Now, with this comic illustration firmly in mind, I want, very, very briefly, to turn to the contemporary, pressing reason I have for alerting you to Løgstrup’s idea that the silent, unspoken ethical demand is a fact of creation to which we must all always-already be paying attention and
rising to the uncomfortable challenge that, in some cases, we need to act on an educated sense that we know better than our neighbour does what is best for them.

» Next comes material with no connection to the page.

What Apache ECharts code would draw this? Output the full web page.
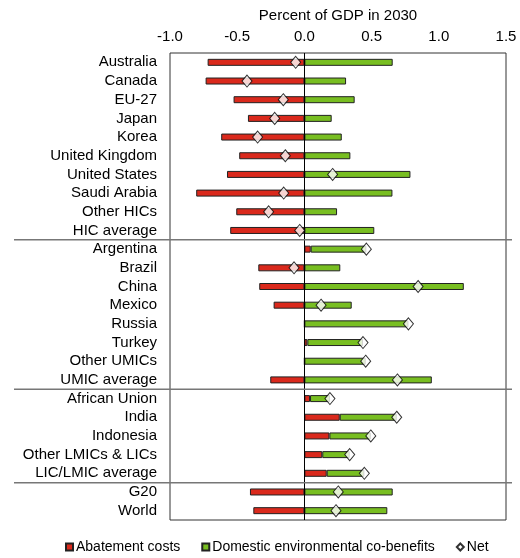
<!DOCTYPE html>
<html>
<head>
<meta charset="utf-8">
<script src="https://cdn.jsdelivr.net/npm/echarts@6/dist/echarts.min.js"></script>
<style>html,body{margin:0;padding:0;background:#fff;}#c{width:520px;height:558px;}</style>
</head>
<body>
<div id="c"></div>
<script>
var categories = ["Australia","Canada","EU-27","Japan","Korea","United Kingdom","United States","Saudi Arabia","Other HICs","HIC average",
  "Argentina","Brazil","China","Mexico","Russia","Turkey","Other UMICs","UMIC average",
  "African Union","India","Indonesia","Other LMICs & LICs","LIC/LMIC average","G20","World"];
var abatementCosts = [-0.72,-0.735,-0.527,-0.42,-0.619,-0.485,-0.576,-0.805,-0.507,-0.552,
  0.047,-0.343,-0.336,-0.229,0,0.022,0,-0.254,
  0.042,0.263,0.186,0.133,0.166,-0.405,-0.38];
var coBenefits = [0.657,0.31,0.374,0.203,0.278,0.342,0.789,0.655,0.243,0.52,
  0.414,0.267,1.186,0.352,0.774,0.414,0.456,0.948,
  0.148,0.424,0.308,0.204,0.28,0.657,0.617];
var net = [-0.065,-0.427,-0.157,-0.221,-0.348,-0.142,0.21,-0.154,-0.266,-0.035,
  0.461,-0.077,0.846,0.124,0.774,0.436,0.456,0.692,
  0.19,0.687,0.494,0.337,0.446,0.252,0.235];
var xTicks = {min:-1.0, max:1.5, interval:0.5};
var groupEnds = [9,17,22]; // index of last category in each group

var FONT = "Arial, 'Liberation Sans', sans-serif";
var chart = echarts.init(document.getElementById('c'));
var option = {
  animation:false,
  textStyle:{fontFamily:FONT},
  grid:{left:170,right:14,top:53,bottom:38,containLabel:false,outerBoundsMode:'none',
    show:true,borderColor:'#333',borderWidth:1,backgroundColor:'transparent'},
  xAxis:{type:'value',position:'top',min:xTicks.min,max:xTicks.max,interval:xTicks.interval,
    name:'Percent of GDP in 2030',nameLocation:'middle',nameGap:30,
    nameTextStyle:{fontSize:15,color:'#000',fontFamily:FONT},
    axisLine:{show:false},axisTick:{show:false},splitLine:{show:false},
    axisLabel:{fontSize:15,color:'#000',margin:9,fontFamily:FONT,formatter:function(v){return v.toFixed(1);}}},
  yAxis:{type:'category',inverse:true,data:categories,
    axisLine:{show:false},axisTick:{show:false},splitLine:{show:false},
    axisLabel:{interval:0,fontSize:15,color:'#000',margin:13,fontFamily:FONT}},
  legend:{bottom:-1,left:60,itemWidth:7,itemHeight:7,itemGap:21,
    textStyle:{fontSize:14,color:'#000',fontFamily:FONT,padding:[0,0,0,-2]},
    data:[{name:'Abatement costs',icon:'rect'},{name:'Domestic environmental co-benefits',icon:'rect'},{name:'Net',icon:'diamond'}]},
  series:[
    {name:'Abatement costs',type:'bar',stack:'total',data:abatementCosts,barWidth:7,
     itemStyle:{color:'#DA291C',borderColor:'#222',borderWidth:1},
     markLine:{silent:true,symbol:'none',label:{show:false},z:10,
       lineStyle:{color:'#000',type:'solid',width:1},data:[{xAxis:0}]}},
    {name:'Domestic environmental co-benefits',type:'bar',stack:'total',data:coBenefits,barWidth:7,
     itemStyle:{color:'#78BE21',borderColor:'#222',borderWidth:1}},
    {name:'Net',type:'scatter',data:net,symbol:'diamond',symbolSize:[10,12],z:20,
     itemStyle:{color:'#fff',borderColor:'#000',borderWidth:1}}
  ]
};
chart.setOption(option);
var lines = groupEnds.map(function(i){
  var y1 = chart.convertToPixel({yAxisIndex:0}, categories[i]);
  var y2 = chart.convertToPixel({yAxisIndex:0}, categories[i+1]);
  var y = (y1+y2)/2;
  return {type:'line',shape:{x1:14,y1:y,x2:512,y2:y},style:{stroke:'#777',lineWidth:1.5},z:30};
});
chart.setOption({graphic:lines});
</script>
</body>
</html>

I hope this Dad’s Army scene can stand as a gentle and humane reminder to us as a people who wish to be liberal and cosmopolitan in our religion, politics and expressions of cultural identity that, whilst we must always make every effort to pay close attention to the spoken demands of our increasingly noisy, less liberal, nationalistic and identitarian religious and political neighbours (some of whom we may, alas, also feel are becoming enemies), because the character of the silent, unspoken ethical demand contained in the proclamation of Jesus is for love, not for indulgence, we must sometimes be prepared bravely, and without (alas) any absolute guarantees we are correct, to take the decision that we do know better than our neighbour does what is best for them and to act upon our decision despite the wails, complaints and conflict it will certainly elicit.
Nothing less than than this kind of courageous, ethical action saved Pike in his situation and, though we — I — may wish it were otherwise, it seems likely that nothing less than this will, in our situation, save our society’s liberal and cosmopolitan expressions of religion, politics and cultural identity.
But, to conclude, in everything and at all moments we must keep firmly in mind that Jesus’ proclamation is always-already alerting us of the need always to show love, not indulgence.